▸ **EXERCISE TASK**:
Write out, word for word, every line from the first one through the line that holds "ax = fig.add_axes([0.0514, 0.1395, 0.9426, 0.7587])", and nothing else; skip the pictures.

▼

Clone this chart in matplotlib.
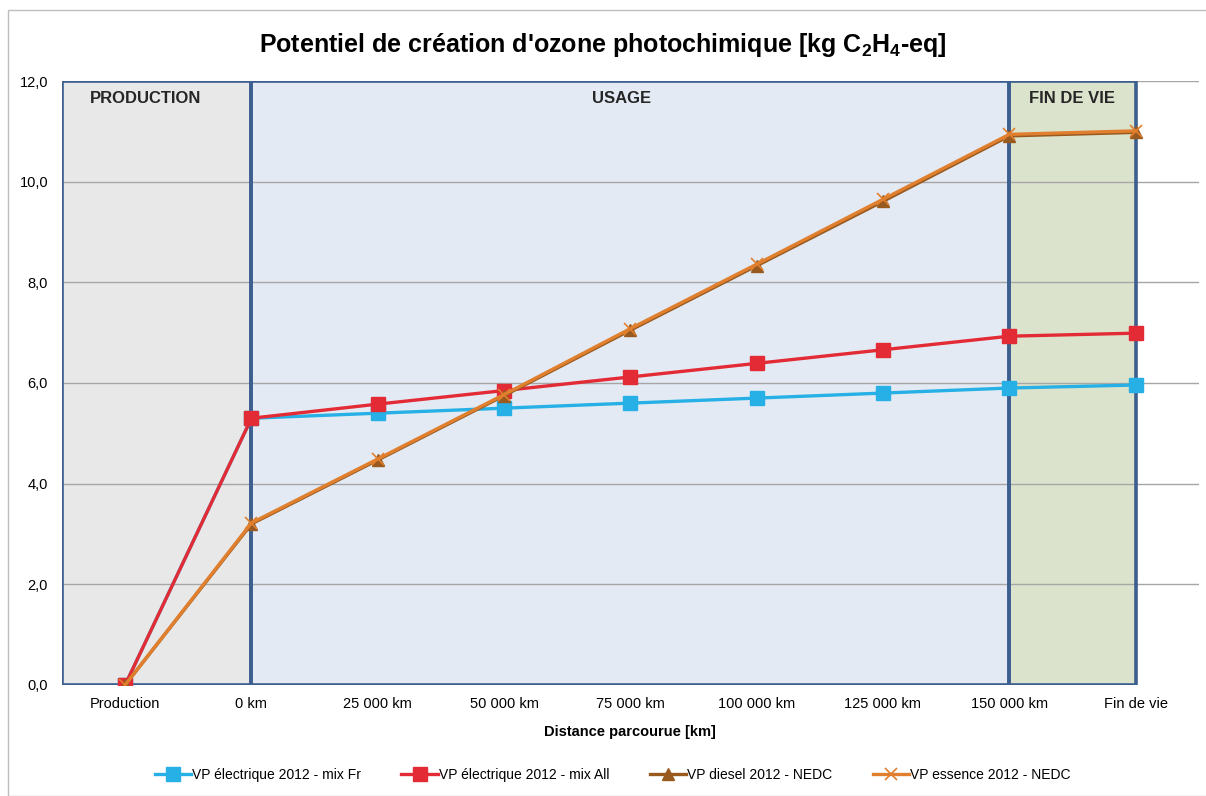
"""
Potentiel de création d'ozone photochimique : courbes cumulées par véhicule
"""

import matplotlib
matplotlib.use("Agg")
import matplotlib.pyplot as plt
from matplotlib.patches import Rectangle

plt.rcParams["font.family"] = ["Liberation Sans", "DejaVu Sans"]
plt.rcParams["mathtext.fontset"] = "custom"
plt.rcParams["mathtext.rm"] = "Liberation Sans:bold"
plt.rcParams["mathtext.it"] = "Liberation Sans:bold"
plt.rcParams["mathtext.bf"] = "Liberation Sans:bold"

# ============== données ==============
categories = ["Production", "0 km", "25 000 km", "50 000 km", "75 000 km",
              "100 000 km", "125 000 km", "150 000 km", "Fin de vie"]
elec_fr = [0.0, 5.30, 5.40, 5.50, 5.60, 5.70, 5.80, 5.90, 5.96]
elec_all = [0.0, 5.30, 5.58, 5.85, 6.12, 6.39, 6.66, 6.93, 6.99]
diesel = [0.0, 3.20, 4.47, 5.75, 7.05, 8.33, 9.61, 10.91, 10.98]
essence = [0.0, 3.22, 4.49, 5.77, 7.08, 8.36, 9.65, 10.94, 11.01]

phases = ["PRODUCTION", "USAGE", "FIN DE VIE"]
phase_bounds = [(-0.5, 1), (1, 7), (7, 8)]
phase_colors = ["#E8E8E8", "#E3EAF4", "#DCE3CC"]

y_ticks = [0, 2, 4, 6, 8, 10, 12]

# ============== figure ==============
fig = plt.figure(figsize=(12.06, 7.96), dpi=100)
ax = fig.add_axes([0.0514, 0.1395, 0.9426, 0.7587])

# cadre gris clair du graphique
fig.add_artist(Rectangle((8 / 1206, 0), 1.2, 1 - 10 / 796, transform=fig.transFigure,
                         fill=False, edgecolor="#BDBDBD", linewidth=1.0))

x = list(range(len(categories)))

# zones de phase (fond + bordure bleu foncé)
label_x = [0.16, 3.93, 7.5]
for name, (x0, x1), col, lx in zip(phases, phase_bounds, phase_colors, label_x):
    ax.add_patch(Rectangle((x0, 0), x1 - x0, 12, facecolor=col, edgecolor="none", zorder=0.5))
    ax.add_patch(Rectangle((x0, 0), x1 - x0, 12, fill=False, edgecolor="#3D5F8F",
                           linewidth=2.6, zorder=2.5))
    ax.text(lx, 11.65, name, ha="center", va="center", fontsize=12, fontweight="bold",
            color="#262626", zorder=3)

for yv in y_ticks[1:]:
    ax.axhline(yv, color="#A6A6A6", linewidth=1.0, zorder=1)

# courbes
ax.plot(x, elec_fr, color="#27B0E6", linewidth=2.4, marker="s", markersize=9.5,
        label="VP électrique 2012 - mix Fr", zorder=4)
ax.plot(x, elec_all, color="#E32B36", linewidth=2.4, marker="s", markersize=9.5,
        label="VP électrique 2012 - mix All", zorder=4)
ax.plot(x, diesel, color="#995A1F", linewidth=2.4, marker="^", markersize=9,
        label="VP diesel 2012 - NEDC", zorder=4)
ax.plot(x, essence, color="#E07F2E", linewidth=2.4, marker="x", markersize=8,
        markeredgewidth=1.2, label="VP essence 2012 - NEDC", zorder=4)

ax.set_xlim(-0.5, 8.5)
ax.set_ylim(0, 12)
ax.set_xticks(x)
ax.set_xticklabels(categories, fontsize=10.5)
ax.set_yticks(y_ticks)
ax.set_yticklabels([f"{v:.1f}".replace(".", ",") for v in y_ticks], fontsize=10.5)
ax.tick_params(axis="both", length=0)
ax.tick_params(axis="x", pad=9)
ax.tick_params(axis="y", pad=10)
for s in ax.spines.values():
    s.set_visible(False)

ax.set_xlabel("Distance parcourue [km]", fontsize=10.5, fontweight="bold", labelpad=10)

fig.text(0.5, 0.943, r"Potentiel de création d'ozone photochimique [kg C$_2$H$_4$-eq]",
         ha="center", va="center", fontsize=18, fontweight="bold")

fig.legend(loc="center", bbox_to_anchor=(0.508, 0.026), ncol=4, frameon=False,
           fontsize=10, handlelength=2.6, columnspacing=2.9, handletextpad=0.1)

fig.savefig("out.png", dpi=100)
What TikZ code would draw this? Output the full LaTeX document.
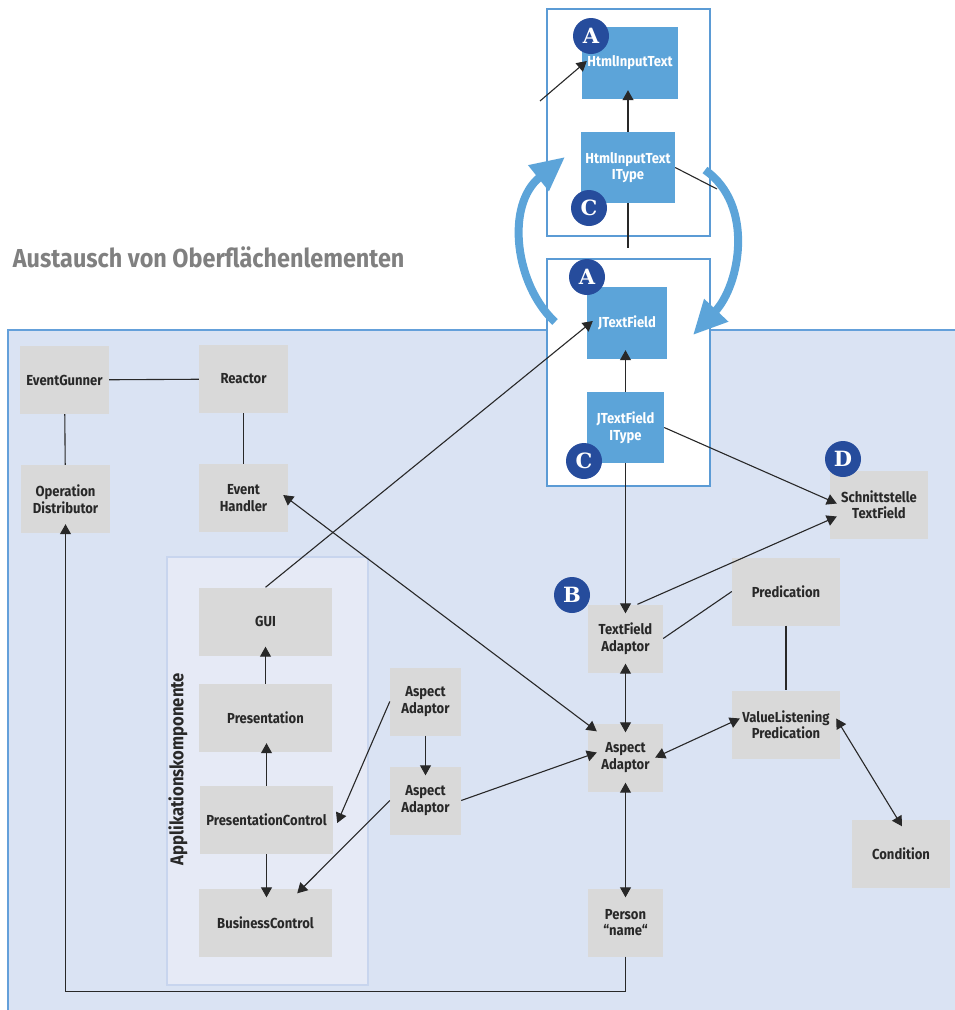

▲

▸ **ANSWER FOR THE TASK**:
Clone this chart in matplotlib.
"""
Potentiel de création d'ozone photochimique : courbes cumulées par véhicule
"""

import matplotlib
matplotlib.use("Agg")
import matplotlib.pyplot as plt
from matplotlib.patches import Rectangle

plt.rcParams["font.family"] = ["Liberation Sans", "DejaVu Sans"]
plt.rcParams["mathtext.fontset"] = "custom"
plt.rcParams["mathtext.rm"] = "Liberation Sans:bold"
plt.rcParams["mathtext.it"] = "Liberation Sans:bold"
plt.rcParams["mathtext.bf"] = "Liberation Sans:bold"

# ============== données ==============
categories = ["Production", "0 km", "25 000 km", "50 000 km", "75 000 km",
              "100 000 km", "125 000 km", "150 000 km", "Fin de vie"]
elec_fr = [0.0, 5.30, 5.40, 5.50, 5.60, 5.70, 5.80, 5.90, 5.96]
elec_all = [0.0, 5.30, 5.58, 5.85, 6.12, 6.39, 6.66, 6.93, 6.99]
diesel = [0.0, 3.20, 4.47, 5.75, 7.05, 8.33, 9.61, 10.91, 10.98]
essence = [0.0, 3.22, 4.49, 5.77, 7.08, 8.36, 9.65, 10.94, 11.01]

phases = ["PRODUCTION", "USAGE", "FIN DE VIE"]
phase_bounds = [(-0.5, 1), (1, 7), (7, 8)]
phase_colors = ["#E8E8E8", "#E3EAF4", "#DCE3CC"]

y_ticks = [0, 2, 4, 6, 8, 10, 12]

# ============== figure ==============
fig = plt.figure(figsize=(12.06, 7.96), dpi=100)
ax = fig.add_axes([0.0514, 0.1395, 0.9426, 0.7587])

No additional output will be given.